Aim of the task | Retype each line exactly. Skip images.

Given material |
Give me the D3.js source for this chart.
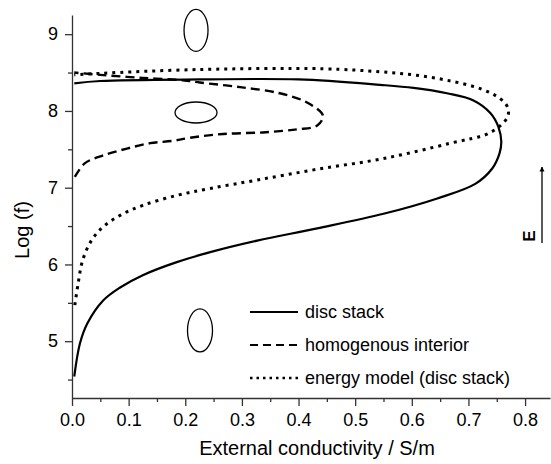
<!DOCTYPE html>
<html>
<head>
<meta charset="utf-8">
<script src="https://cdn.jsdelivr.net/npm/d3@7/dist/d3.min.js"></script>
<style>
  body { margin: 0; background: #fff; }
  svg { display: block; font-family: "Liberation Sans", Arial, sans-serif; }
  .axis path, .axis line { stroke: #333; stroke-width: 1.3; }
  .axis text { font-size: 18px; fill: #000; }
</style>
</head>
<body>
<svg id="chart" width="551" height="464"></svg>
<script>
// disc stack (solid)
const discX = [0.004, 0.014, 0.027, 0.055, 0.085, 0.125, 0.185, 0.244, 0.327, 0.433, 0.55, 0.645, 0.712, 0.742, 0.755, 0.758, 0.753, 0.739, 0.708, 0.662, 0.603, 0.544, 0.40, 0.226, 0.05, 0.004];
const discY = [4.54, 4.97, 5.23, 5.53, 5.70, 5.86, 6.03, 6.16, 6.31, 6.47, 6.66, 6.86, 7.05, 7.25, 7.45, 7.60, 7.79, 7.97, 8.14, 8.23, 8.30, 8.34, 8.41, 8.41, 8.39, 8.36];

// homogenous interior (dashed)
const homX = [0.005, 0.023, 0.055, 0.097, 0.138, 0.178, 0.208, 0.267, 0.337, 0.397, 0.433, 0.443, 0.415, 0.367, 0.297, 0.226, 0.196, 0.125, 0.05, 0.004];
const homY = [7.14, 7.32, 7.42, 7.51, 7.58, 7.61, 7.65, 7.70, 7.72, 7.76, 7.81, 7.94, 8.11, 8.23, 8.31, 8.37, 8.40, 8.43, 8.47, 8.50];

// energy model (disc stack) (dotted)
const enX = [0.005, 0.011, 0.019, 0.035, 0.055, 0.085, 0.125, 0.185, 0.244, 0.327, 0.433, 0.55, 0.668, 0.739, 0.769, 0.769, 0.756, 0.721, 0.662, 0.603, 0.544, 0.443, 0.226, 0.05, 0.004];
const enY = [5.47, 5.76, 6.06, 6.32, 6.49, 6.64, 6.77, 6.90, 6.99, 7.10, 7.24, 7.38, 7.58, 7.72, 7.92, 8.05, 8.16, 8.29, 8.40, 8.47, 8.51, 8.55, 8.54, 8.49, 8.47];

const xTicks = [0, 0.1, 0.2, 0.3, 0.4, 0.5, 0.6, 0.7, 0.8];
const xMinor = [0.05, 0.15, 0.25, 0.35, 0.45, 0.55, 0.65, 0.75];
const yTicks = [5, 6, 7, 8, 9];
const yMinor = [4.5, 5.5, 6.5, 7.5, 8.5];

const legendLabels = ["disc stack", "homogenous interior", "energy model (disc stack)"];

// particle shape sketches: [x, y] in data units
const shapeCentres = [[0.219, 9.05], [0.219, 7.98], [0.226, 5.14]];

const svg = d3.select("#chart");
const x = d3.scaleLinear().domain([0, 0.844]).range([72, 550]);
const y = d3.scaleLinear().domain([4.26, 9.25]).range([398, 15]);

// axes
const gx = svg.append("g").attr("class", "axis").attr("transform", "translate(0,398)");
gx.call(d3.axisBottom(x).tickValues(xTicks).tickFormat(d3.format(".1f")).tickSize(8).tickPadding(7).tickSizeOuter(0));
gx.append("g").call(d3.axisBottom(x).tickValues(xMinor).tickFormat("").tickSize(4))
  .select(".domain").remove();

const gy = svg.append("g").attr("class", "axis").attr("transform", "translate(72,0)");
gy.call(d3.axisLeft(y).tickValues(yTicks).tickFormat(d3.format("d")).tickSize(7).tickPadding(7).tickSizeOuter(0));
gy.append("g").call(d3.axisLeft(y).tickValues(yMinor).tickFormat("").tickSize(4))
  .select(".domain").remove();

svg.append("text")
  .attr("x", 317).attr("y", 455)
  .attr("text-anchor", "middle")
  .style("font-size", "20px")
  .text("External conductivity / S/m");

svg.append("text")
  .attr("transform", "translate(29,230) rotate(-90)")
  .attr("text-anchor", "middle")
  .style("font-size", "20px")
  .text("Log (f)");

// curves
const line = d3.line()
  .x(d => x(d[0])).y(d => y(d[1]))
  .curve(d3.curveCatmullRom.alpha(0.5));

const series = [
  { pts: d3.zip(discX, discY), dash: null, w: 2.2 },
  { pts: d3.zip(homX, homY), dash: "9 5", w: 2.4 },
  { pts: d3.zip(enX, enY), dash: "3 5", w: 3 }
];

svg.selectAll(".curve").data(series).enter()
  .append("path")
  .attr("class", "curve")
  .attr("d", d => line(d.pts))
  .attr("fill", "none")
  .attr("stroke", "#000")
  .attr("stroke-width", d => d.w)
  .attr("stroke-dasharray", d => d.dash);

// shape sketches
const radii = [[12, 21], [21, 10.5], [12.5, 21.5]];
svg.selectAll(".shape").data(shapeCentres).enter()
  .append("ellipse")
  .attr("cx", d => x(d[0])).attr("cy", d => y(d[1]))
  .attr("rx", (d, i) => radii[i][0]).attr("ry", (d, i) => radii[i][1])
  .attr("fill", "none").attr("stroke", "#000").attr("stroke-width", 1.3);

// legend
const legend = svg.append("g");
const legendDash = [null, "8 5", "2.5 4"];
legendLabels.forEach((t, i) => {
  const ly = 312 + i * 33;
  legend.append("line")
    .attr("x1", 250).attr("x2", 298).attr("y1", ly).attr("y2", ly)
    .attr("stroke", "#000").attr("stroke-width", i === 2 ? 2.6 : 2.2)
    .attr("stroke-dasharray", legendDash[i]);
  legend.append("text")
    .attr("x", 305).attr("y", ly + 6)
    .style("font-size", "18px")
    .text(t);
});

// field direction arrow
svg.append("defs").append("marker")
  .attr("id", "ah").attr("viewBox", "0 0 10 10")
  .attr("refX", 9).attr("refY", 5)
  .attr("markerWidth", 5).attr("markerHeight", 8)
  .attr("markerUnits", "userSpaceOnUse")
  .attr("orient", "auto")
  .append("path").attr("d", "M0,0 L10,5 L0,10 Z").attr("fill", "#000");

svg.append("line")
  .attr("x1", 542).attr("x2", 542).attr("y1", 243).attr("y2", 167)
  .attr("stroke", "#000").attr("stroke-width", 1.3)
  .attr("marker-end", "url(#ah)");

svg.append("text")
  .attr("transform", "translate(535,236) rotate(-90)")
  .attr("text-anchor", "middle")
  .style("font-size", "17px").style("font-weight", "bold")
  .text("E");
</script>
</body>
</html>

Response for this exercise |
Give me the D3.js source for this chart.
<!DOCTYPE html>
<html>
<head>
<meta charset="utf-8">
<script src="https://cdn.jsdelivr.net/npm/d3@7/dist/d3.min.js"></script>
<style>
  body { margin: 0; background: #fff; }
  svg { display: block; font-family: "Liberation Sans", Arial, sans-serif; }
  .axis path, .axis line { stroke: #333; stroke-width: 1.3; }
  .axis text { font-size: 18px; fill: #000; }
</style>
</head>
<body>
<svg id="chart" width="551" height="464"></svg>
<script>
// disc stack (solid)
const discX = [0.004, 0.014, 0.027, 0.055, 0.085, 0.125, 0.185, 0.244, 0.327, 0.433, 0.55, 0.645, 0.712, 0.742, 0.755, 0.758, 0.753, 0.739, 0.708, 0.662, 0.603, 0.544, 0.40, 0.226, 0.05, 0.004];
const discY = [4.54, 4.97, 5.23, 5.53, 5.70, 5.86, 6.03, 6.16, 6.31, 6.47, 6.66, 6.86, 7.05, 7.25, 7.45, 7.60, 7.79, 7.97, 8.14, 8.23, 8.30, 8.34, 8.41, 8.41, 8.39, 8.36];

// homogenous interior (dashed)
const homX = [0.005, 0.023, 0.055, 0.097, 0.138, 0.178, 0.208, 0.267, 0.337, 0.397, 0.433, 0.443, 0.415, 0.367, 0.297, 0.226, 0.196, 0.125, 0.05, 0.004];
const homY = [7.14, 7.32, 7.42, 7.51, 7.58, 7.61, 7.65, 7.70, 7.72, 7.76, 7.81, 7.94, 8.11, 8.23, 8.31, 8.37, 8.40, 8.43, 8.47, 8.50];

// energy model (disc stack) (dotted)
const enX = [0.005, 0.011, 0.019, 0.035, 0.055, 0.085, 0.125, 0.185, 0.244, 0.327, 0.433, 0.55, 0.668, 0.739, 0.769, 0.769, 0.756, 0.721, 0.662, 0.603, 0.544, 0.443, 0.226, 0.05, 0.004];
const enY = [5.47, 5.76, 6.06, 6.32, 6.49, 6.64, 6.77, 6.90, 6.99, 7.10, 7.24, 7.38, 7.58, 7.72, 7.92, 8.05, 8.16, 8.29, 8.40, 8.47, 8.51, 8.55, 8.54, 8.49, 8.47];

const xTicks = [0, 0.1, 0.2, 0.3, 0.4, 0.5, 0.6, 0.7, 0.8];
const xMinor = [0.05, 0.15, 0.25, 0.35, 0.45, 0.55, 0.65, 0.75];
const yTicks = [5, 6, 7, 8, 9];
const yMinor = [4.5, 5.5, 6.5, 7.5, 8.5];

const legendLabels = ["disc stack", "homogenous interior", "energy model (disc stack)"];

// particle shape sketches: [x, y] in data units
const shapeCentres = [[0.219, 9.05], [0.219, 7.98], [0.226, 5.14]];

const svg = d3.select("#chart");
const x = d3.scaleLinear().domain([0, 0.844]).range([72, 550]);
const y = d3.scaleLinear().domain([4.26, 9.25]).range([398, 15]);

// axes
const gx = svg.append("g").attr("class", "axis").attr("transform", "translate(0,398)");
gx.call(d3.axisBottom(x).tickValues(xTicks).tickFormat(d3.format(".1f")).tickSize(8).tickPadding(7).tickSizeOuter(0));
gx.append("g").call(d3.axisBottom(x).tickValues(xMinor).tickFormat("").tickSize(4))
  .select(".domain").remove();

const gy = svg.append("g").attr("class", "axis").attr("transform", "translate(72,0)");
gy.call(d3.axisLeft(y).tickValues(yTicks).tickFormat(d3.format("d")).tickSize(7).tickPadding(7).tickSizeOuter(0));
gy.append("g").call(d3.axisLeft(y).tickValues(yMinor).tickFormat("").tickSize(4))
  .select(".domain").remove();

svg.append("text")
  .attr("x", 317).attr("y", 455)
  .attr("text-anchor", "middle")
  .style("font-size", "20px")
  .text("External conductivity / S/m");

svg.append("text")
  .attr("transform", "translate(29,230) rotate(-90)")
  .attr("text-anchor", "middle")
  .style("font-size", "20px")
  .text("Log (f)");

// curves
const line = d3.line()
  .x(d => x(d[0])).y(d => y(d[1]))
  .curve(d3.curveCatmullRom.alpha(0.5));

const series = [
  { pts: d3.zip(discX, discY), dash: null, w: 2.2 },
  { pts: d3.zip(homX, homY), dash: "9 5", w: 2.4 },
  { pts: d3.zip(enX, enY), dash: "3 5", w: 3 }
];

svg.selectAll(".curve").data(series).enter()
  .append("path")
  .attr("class", "curve")
  .attr("d", d => line(d.pts))
  .attr("fill", "none")
  .attr("stroke", "#000")
  .attr("stroke-width", d => d.w)
  .attr("stroke-dasharray", d => d.dash);

// shape sketches
const radii = [[12, 21], [21, 10.5], [12.5, 21.5]];
svg.selectAll(".shape").data(shapeCentres).enter()
  .append("ellipse")
  .attr("cx", d => x(d[0])).attr("cy", d => y(d[1]))
  .attr("rx", (d, i) => radii[i][0]).attr("ry", (d, i) => radii[i][1])
  .attr("fill", "none").attr("stroke", "#000").attr("stroke-width", 1.3);

// legend
const legend = svg.append("g");
const legendDash = [null, "8 5", "2.5 4"];
legendLabels.forEach((t, i) => {
  const ly = 312 + i * 33;
  legend.append("line")
    .attr("x1", 250).attr("x2", 298).attr("y1", ly).attr("y2", ly)
    .attr("stroke", "#000").attr("stroke-width", i === 2 ? 2.6 : 2.2)
    .attr("stroke-dasharray", legendDash[i]);
  legend.append("text")
    .attr("x", 305).attr("y", ly + 6)
    .style("font-size", "18px")
    .text(t);
});

// field direction arrow
svg.append("defs").append("marker")
  .attr("id", "ah").attr("viewBox", "0 0 10 10")
  .attr("refX", 9).attr("refY", 5)
  .attr("markerWidth", 5).attr("markerHeight", 8)
  .attr("markerUnits", "userSpaceOnUse")
  .attr("orient", "auto")
  .append("path").attr("d", "M0,0 L10,5 L0,10 Z").attr("fill", "#000");

svg.append("line")
  .attr("x1", 542).attr("x2", 542).attr("y1", 243).attr("y2", 167)
  .attr("stroke", "#000").attr("stroke-width", 1.3)
  .attr("marker-end", "url(#ah)");

svg.append("text")
  .attr("transform", "translate(535,236) rotate(-90)")
  .attr("text-anchor", "middle")
  .style("font-size", "17px").style("font-weight", "bold")
  .text("E");
</script>
</body>
</html>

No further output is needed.